[Records from a dataset]

# # # #

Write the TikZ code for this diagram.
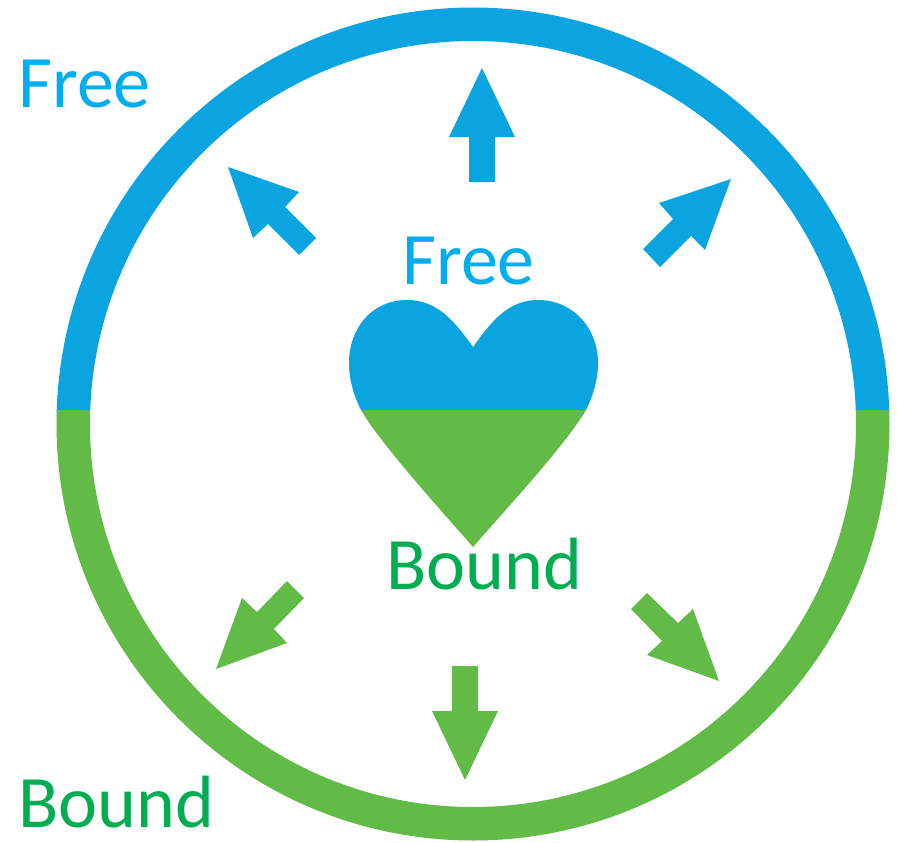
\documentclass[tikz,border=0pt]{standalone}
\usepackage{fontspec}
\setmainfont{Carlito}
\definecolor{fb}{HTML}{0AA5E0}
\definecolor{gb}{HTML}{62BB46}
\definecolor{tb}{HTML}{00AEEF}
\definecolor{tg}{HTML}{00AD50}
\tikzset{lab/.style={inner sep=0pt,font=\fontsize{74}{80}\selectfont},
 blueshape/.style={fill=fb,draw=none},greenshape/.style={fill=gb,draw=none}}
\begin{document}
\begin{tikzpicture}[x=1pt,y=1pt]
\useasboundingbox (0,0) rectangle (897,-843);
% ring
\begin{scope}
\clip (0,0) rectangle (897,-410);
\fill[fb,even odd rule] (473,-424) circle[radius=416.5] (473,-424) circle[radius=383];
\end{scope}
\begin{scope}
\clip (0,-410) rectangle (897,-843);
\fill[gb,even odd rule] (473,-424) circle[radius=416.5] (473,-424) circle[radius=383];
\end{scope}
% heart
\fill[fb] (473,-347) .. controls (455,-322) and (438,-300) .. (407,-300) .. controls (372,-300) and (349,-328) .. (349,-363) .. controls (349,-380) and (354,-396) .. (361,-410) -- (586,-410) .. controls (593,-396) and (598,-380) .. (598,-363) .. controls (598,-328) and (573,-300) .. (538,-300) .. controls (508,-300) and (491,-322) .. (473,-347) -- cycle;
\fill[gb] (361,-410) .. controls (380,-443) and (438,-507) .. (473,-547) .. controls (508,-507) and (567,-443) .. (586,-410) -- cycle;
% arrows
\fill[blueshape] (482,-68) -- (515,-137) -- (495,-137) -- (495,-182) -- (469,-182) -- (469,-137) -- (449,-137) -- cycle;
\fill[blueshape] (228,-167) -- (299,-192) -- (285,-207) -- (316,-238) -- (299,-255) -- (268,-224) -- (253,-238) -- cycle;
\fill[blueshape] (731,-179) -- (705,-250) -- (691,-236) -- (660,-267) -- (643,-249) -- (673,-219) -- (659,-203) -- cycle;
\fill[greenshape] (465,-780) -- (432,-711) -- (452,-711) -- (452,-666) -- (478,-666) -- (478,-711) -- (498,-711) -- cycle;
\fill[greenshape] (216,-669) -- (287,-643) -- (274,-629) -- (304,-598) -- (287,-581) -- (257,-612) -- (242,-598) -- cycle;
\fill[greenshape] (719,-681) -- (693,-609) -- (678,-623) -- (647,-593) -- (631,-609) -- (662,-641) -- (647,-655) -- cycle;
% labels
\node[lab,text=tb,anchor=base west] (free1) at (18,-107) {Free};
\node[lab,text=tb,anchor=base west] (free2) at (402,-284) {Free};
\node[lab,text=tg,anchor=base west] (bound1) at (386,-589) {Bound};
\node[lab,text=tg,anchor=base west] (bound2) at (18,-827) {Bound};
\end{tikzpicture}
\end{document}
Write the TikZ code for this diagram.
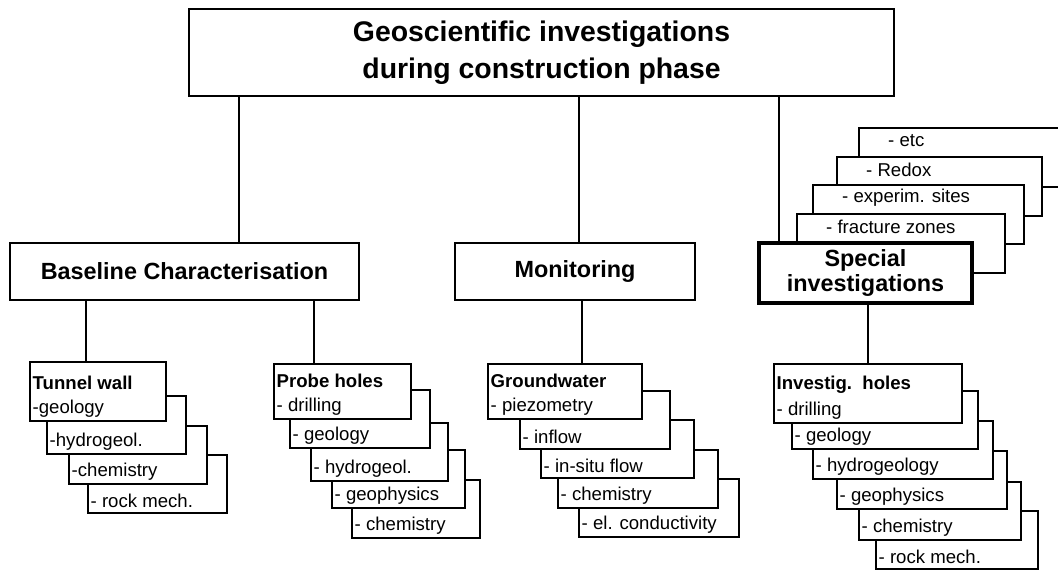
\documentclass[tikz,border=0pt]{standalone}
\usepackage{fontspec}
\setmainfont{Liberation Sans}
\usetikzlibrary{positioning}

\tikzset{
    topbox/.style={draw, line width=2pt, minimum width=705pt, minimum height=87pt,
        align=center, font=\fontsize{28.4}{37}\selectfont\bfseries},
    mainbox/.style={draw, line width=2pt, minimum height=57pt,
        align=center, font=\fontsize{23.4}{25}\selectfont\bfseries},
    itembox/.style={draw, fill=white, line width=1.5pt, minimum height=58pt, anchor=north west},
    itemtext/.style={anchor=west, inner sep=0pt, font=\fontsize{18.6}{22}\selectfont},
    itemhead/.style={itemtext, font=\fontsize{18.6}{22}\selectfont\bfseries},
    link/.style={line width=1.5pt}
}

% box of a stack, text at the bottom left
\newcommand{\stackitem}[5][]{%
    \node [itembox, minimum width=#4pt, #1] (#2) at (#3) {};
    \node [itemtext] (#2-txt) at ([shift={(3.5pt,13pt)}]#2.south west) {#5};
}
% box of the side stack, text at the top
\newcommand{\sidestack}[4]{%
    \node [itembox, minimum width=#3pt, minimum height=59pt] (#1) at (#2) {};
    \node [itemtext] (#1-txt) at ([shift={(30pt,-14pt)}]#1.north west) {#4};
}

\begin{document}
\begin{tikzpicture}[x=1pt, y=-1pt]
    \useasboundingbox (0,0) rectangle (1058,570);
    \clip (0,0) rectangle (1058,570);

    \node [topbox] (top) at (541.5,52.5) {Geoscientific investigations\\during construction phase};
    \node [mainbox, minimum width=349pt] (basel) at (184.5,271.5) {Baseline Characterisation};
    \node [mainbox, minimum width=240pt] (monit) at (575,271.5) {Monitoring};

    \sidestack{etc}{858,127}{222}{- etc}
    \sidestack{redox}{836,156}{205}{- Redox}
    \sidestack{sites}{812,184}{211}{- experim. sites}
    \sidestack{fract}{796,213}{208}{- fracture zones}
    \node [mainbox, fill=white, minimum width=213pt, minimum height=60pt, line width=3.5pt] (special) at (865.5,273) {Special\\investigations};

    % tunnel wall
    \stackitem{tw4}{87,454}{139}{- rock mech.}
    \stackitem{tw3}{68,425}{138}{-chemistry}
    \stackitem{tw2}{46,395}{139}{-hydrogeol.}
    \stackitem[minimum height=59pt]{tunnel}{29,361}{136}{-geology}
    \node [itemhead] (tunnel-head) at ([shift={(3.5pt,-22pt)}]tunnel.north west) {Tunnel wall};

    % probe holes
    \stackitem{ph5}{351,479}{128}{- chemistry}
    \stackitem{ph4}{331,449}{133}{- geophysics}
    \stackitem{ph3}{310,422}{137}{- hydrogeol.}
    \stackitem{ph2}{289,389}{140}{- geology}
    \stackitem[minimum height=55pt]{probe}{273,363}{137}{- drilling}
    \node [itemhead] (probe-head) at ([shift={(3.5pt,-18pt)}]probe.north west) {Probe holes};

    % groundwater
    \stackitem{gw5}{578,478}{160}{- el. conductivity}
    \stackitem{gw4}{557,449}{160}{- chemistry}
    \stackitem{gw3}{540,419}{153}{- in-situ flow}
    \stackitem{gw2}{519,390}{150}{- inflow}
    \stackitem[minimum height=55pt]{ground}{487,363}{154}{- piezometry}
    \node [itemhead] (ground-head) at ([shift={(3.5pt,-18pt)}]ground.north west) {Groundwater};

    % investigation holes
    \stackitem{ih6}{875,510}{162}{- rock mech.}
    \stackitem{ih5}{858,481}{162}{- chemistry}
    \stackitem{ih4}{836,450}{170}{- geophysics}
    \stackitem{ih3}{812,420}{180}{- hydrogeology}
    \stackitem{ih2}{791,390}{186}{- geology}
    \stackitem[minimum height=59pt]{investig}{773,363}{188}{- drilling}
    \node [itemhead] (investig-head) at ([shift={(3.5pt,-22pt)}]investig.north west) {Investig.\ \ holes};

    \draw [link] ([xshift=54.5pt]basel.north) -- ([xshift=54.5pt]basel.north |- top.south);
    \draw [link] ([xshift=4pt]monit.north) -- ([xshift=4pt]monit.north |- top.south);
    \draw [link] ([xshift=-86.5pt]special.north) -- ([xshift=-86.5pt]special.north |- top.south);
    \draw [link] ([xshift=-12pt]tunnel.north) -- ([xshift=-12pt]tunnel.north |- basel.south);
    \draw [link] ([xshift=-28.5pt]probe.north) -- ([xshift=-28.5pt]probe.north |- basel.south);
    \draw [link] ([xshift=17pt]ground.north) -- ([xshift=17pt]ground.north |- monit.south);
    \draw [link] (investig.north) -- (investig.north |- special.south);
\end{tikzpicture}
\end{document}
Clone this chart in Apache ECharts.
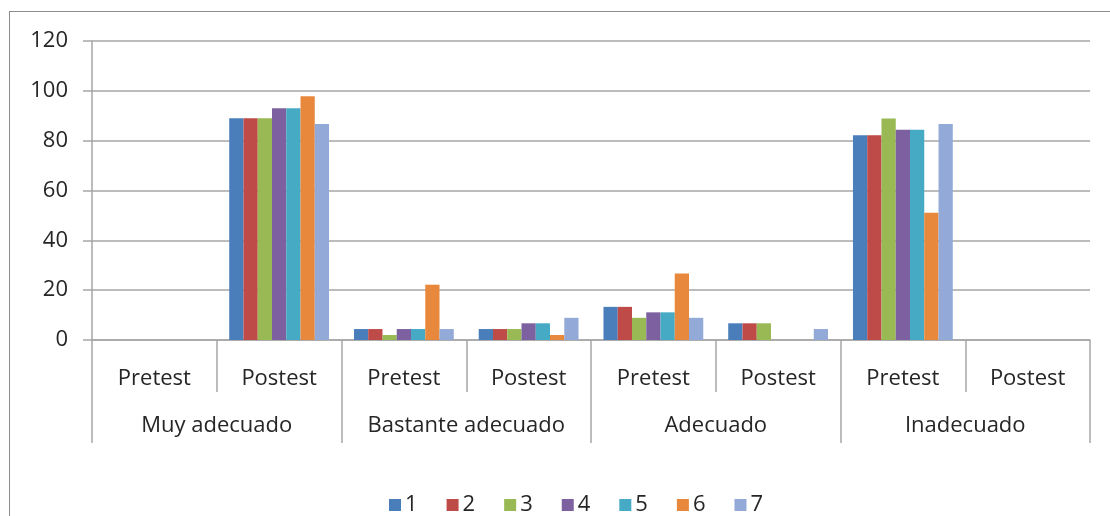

# # # #

Skip the pictures and transcribe the rest of the records exactly.

-- Answer to the exercise --
Write the TikZ code for this diagram.
\documentclass[tikz,border=0pt]{standalone}
\usepackage{fontspec}
\setmainfont{Carlito}
\definecolor{fb}{HTML}{0AA5E0}
\definecolor{gb}{HTML}{62BB46}
\definecolor{tb}{HTML}{00AEEF}
\definecolor{tg}{HTML}{00AD50}
\tikzset{lab/.style={inner sep=0pt,font=\fontsize{74}{80}\selectfont},
 blueshape/.style={fill=fb,draw=none},greenshape/.style={fill=gb,draw=none}}
\begin{document}
\begin{tikzpicture}[x=1pt,y=1pt]
\useasboundingbox (0,0) rectangle (897,-843);
% ring
\begin{scope}
\clip (0,0) rectangle (897,-410);
\fill[fb,even odd rule] (473,-424) circle[radius=416.5] (473,-424) circle[radius=383];
\end{scope}
\begin{scope}
\clip (0,-410) rectangle (897,-843);
\fill[gb,even odd rule] (473,-424) circle[radius=416.5] (473,-424) circle[radius=383];
\end{scope}
% heart
\fill[fb] (473,-347) .. controls (455,-322) and (438,-300) .. (407,-300) .. controls (372,-300) and (349,-328) .. (349,-363) .. controls (349,-380) and (354,-396) .. (361,-410) -- (586,-410) .. controls (593,-396) and (598,-380) .. (598,-363) .. controls (598,-328) and (573,-300) .. (538,-300) .. controls (508,-300) and (491,-322) .. (473,-347) -- cycle;
\fill[gb] (361,-410) .. controls (380,-443) and (438,-507) .. (473,-547) .. controls (508,-507) and (567,-443) .. (586,-410) -- cycle;
% arrows
\fill[blueshape] (482,-68) -- (515,-137) -- (495,-137) -- (495,-182) -- (469,-182) -- (469,-137) -- (449,-137) -- cycle;
\fill[blueshape] (228,-167) -- (299,-192) -- (285,-207) -- (316,-238) -- (299,-255) -- (268,-224) -- (253,-238) -- cycle;
\fill[blueshape] (731,-179) -- (705,-250) -- (691,-236) -- (660,-267) -- (643,-249) -- (673,-219) -- (659,-203) -- cycle;
\fill[greenshape] (465,-780) -- (432,-711) -- (452,-711) -- (452,-666) -- (478,-666) -- (478,-711) -- (498,-711) -- cycle;
\fill[greenshape] (216,-669) -- (287,-643) -- (274,-629) -- (304,-598) -- (287,-581) -- (257,-612) -- (242,-598) -- cycle;
\fill[greenshape] (719,-681) -- (693,-609) -- (678,-623) -- (647,-593) -- (631,-609) -- (662,-641) -- (647,-655) -- cycle;
% labels
\node[lab,text=tb,anchor=base west] (free1) at (18,-107) {Free};
\node[lab,text=tb,anchor=base west] (free2) at (402,-284) {Free};
\node[lab,text=tg,anchor=base west] (bound1) at (386,-589) {Bound};
\node[lab,text=tg,anchor=base west] (bound2) at (18,-827) {Bound};
\end{tikzpicture}
\end{document}
Write the TikZ code for this diagram.
\documentclass[tikz,border=0pt]{standalone}
\usepackage{fontspec}
\setmainfont{Liberation Sans}
\usetikzlibrary{positioning}

\tikzset{
    topbox/.style={draw, line width=2pt, minimum width=705pt, minimum height=87pt,
        align=center, font=\fontsize{28.4}{37}\selectfont\bfseries},
    mainbox/.style={draw, line width=2pt, minimum height=57pt,
        align=center, font=\fontsize{23.4}{25}\selectfont\bfseries},
    itembox/.style={draw, fill=white, line width=1.5pt, minimum height=58pt, anchor=north west},
    itemtext/.style={anchor=west, inner sep=0pt, font=\fontsize{18.6}{22}\selectfont},
    itemhead/.style={itemtext, font=\fontsize{18.6}{22}\selectfont\bfseries},
    link/.style={line width=1.5pt}
}

% box of a stack, text at the bottom left
\newcommand{\stackitem}[5][]{%
    \node [itembox, minimum width=#4pt, #1] (#2) at (#3) {};
    \node [itemtext] (#2-txt) at ([shift={(3.5pt,13pt)}]#2.south west) {#5};
}
% box of the side stack, text at the top
\newcommand{\sidestack}[4]{%
    \node [itembox, minimum width=#3pt, minimum height=59pt] (#1) at (#2) {};
    \node [itemtext] (#1-txt) at ([shift={(30pt,-14pt)}]#1.north west) {#4};
}

\begin{document}
\begin{tikzpicture}[x=1pt, y=-1pt]
    \useasboundingbox (0,0) rectangle (1058,570);
    \clip (0,0) rectangle (1058,570);

    \node [topbox] (top) at (541.5,52.5) {Geoscientific investigations\\during construction phase};
    \node [mainbox, minimum width=349pt] (basel) at (184.5,271.5) {Baseline Characterisation};
    \node [mainbox, minimum width=240pt] (monit) at (575,271.5) {Monitoring};

    \sidestack{etc}{858,127}{222}{- etc}
    \sidestack{redox}{836,156}{205}{- Redox}
    \sidestack{sites}{812,184}{211}{- experim. sites}
    \sidestack{fract}{796,213}{208}{- fracture zones}
    \node [mainbox, fill=white, minimum width=213pt, minimum height=60pt, line width=3.5pt] (special) at (865.5,273) {Special\\investigations};

    % tunnel wall
    \stackitem{tw4}{87,454}{139}{- rock mech.}
    \stackitem{tw3}{68,425}{138}{-chemistry}
    \stackitem{tw2}{46,395}{139}{-hydrogeol.}
    \stackitem[minimum height=59pt]{tunnel}{29,361}{136}{-geology}
    \node [itemhead] (tunnel-head) at ([shift={(3.5pt,-22pt)}]tunnel.north west) {Tunnel wall};

    % probe holes
    \stackitem{ph5}{351,479}{128}{- chemistry}
    \stackitem{ph4}{331,449}{133}{- geophysics}
    \stackitem{ph3}{310,422}{137}{- hydrogeol.}
    \stackitem{ph2}{289,389}{140}{- geology}
    \stackitem[minimum height=55pt]{probe}{273,363}{137}{- drilling}
    \node [itemhead] (probe-head) at ([shift={(3.5pt,-18pt)}]probe.north west) {Probe holes};

    % groundwater
    \stackitem{gw5}{578,478}{160}{- el. conductivity}
    \stackitem{gw4}{557,449}{160}{- chemistry}
    \stackitem{gw3}{540,419}{153}{- in-situ flow}
    \stackitem{gw2}{519,390}{150}{- inflow}
    \stackitem[minimum height=55pt]{ground}{487,363}{154}{- piezometry}
    \node [itemhead] (ground-head) at ([shift={(3.5pt,-18pt)}]ground.north west) {Groundwater};

    % investigation holes
    \stackitem{ih6}{875,510}{162}{- rock mech.}
    \stackitem{ih5}{858,481}{162}{- chemistry}
    \stackitem{ih4}{836,450}{170}{- geophysics}
    \stackitem{ih3}{812,420}{180}{- hydrogeology}
    \stackitem{ih2}{791,390}{186}{- geology}
    \stackitem[minimum height=59pt]{investig}{773,363}{188}{- drilling}
    \node [itemhead] (investig-head) at ([shift={(3.5pt,-22pt)}]investig.north west) {Investig.\ \ holes};

    \draw [link] ([xshift=54.5pt]basel.north) -- ([xshift=54.5pt]basel.north |- top.south);
    \draw [link] ([xshift=4pt]monit.north) -- ([xshift=4pt]monit.north |- top.south);
    \draw [link] ([xshift=-86.5pt]special.north) -- ([xshift=-86.5pt]special.north |- top.south);
    \draw [link] ([xshift=-12pt]tunnel.north) -- ([xshift=-12pt]tunnel.north |- basel.south);
    \draw [link] ([xshift=-28.5pt]probe.north) -- ([xshift=-28.5pt]probe.north |- basel.south);
    \draw [link] ([xshift=17pt]ground.north) -- ([xshift=17pt]ground.north |- monit.south);
    \draw [link] (investig.north) -- (investig.north |- special.south);
\end{tikzpicture}
\end{document}
Clone this chart in Apache ECharts.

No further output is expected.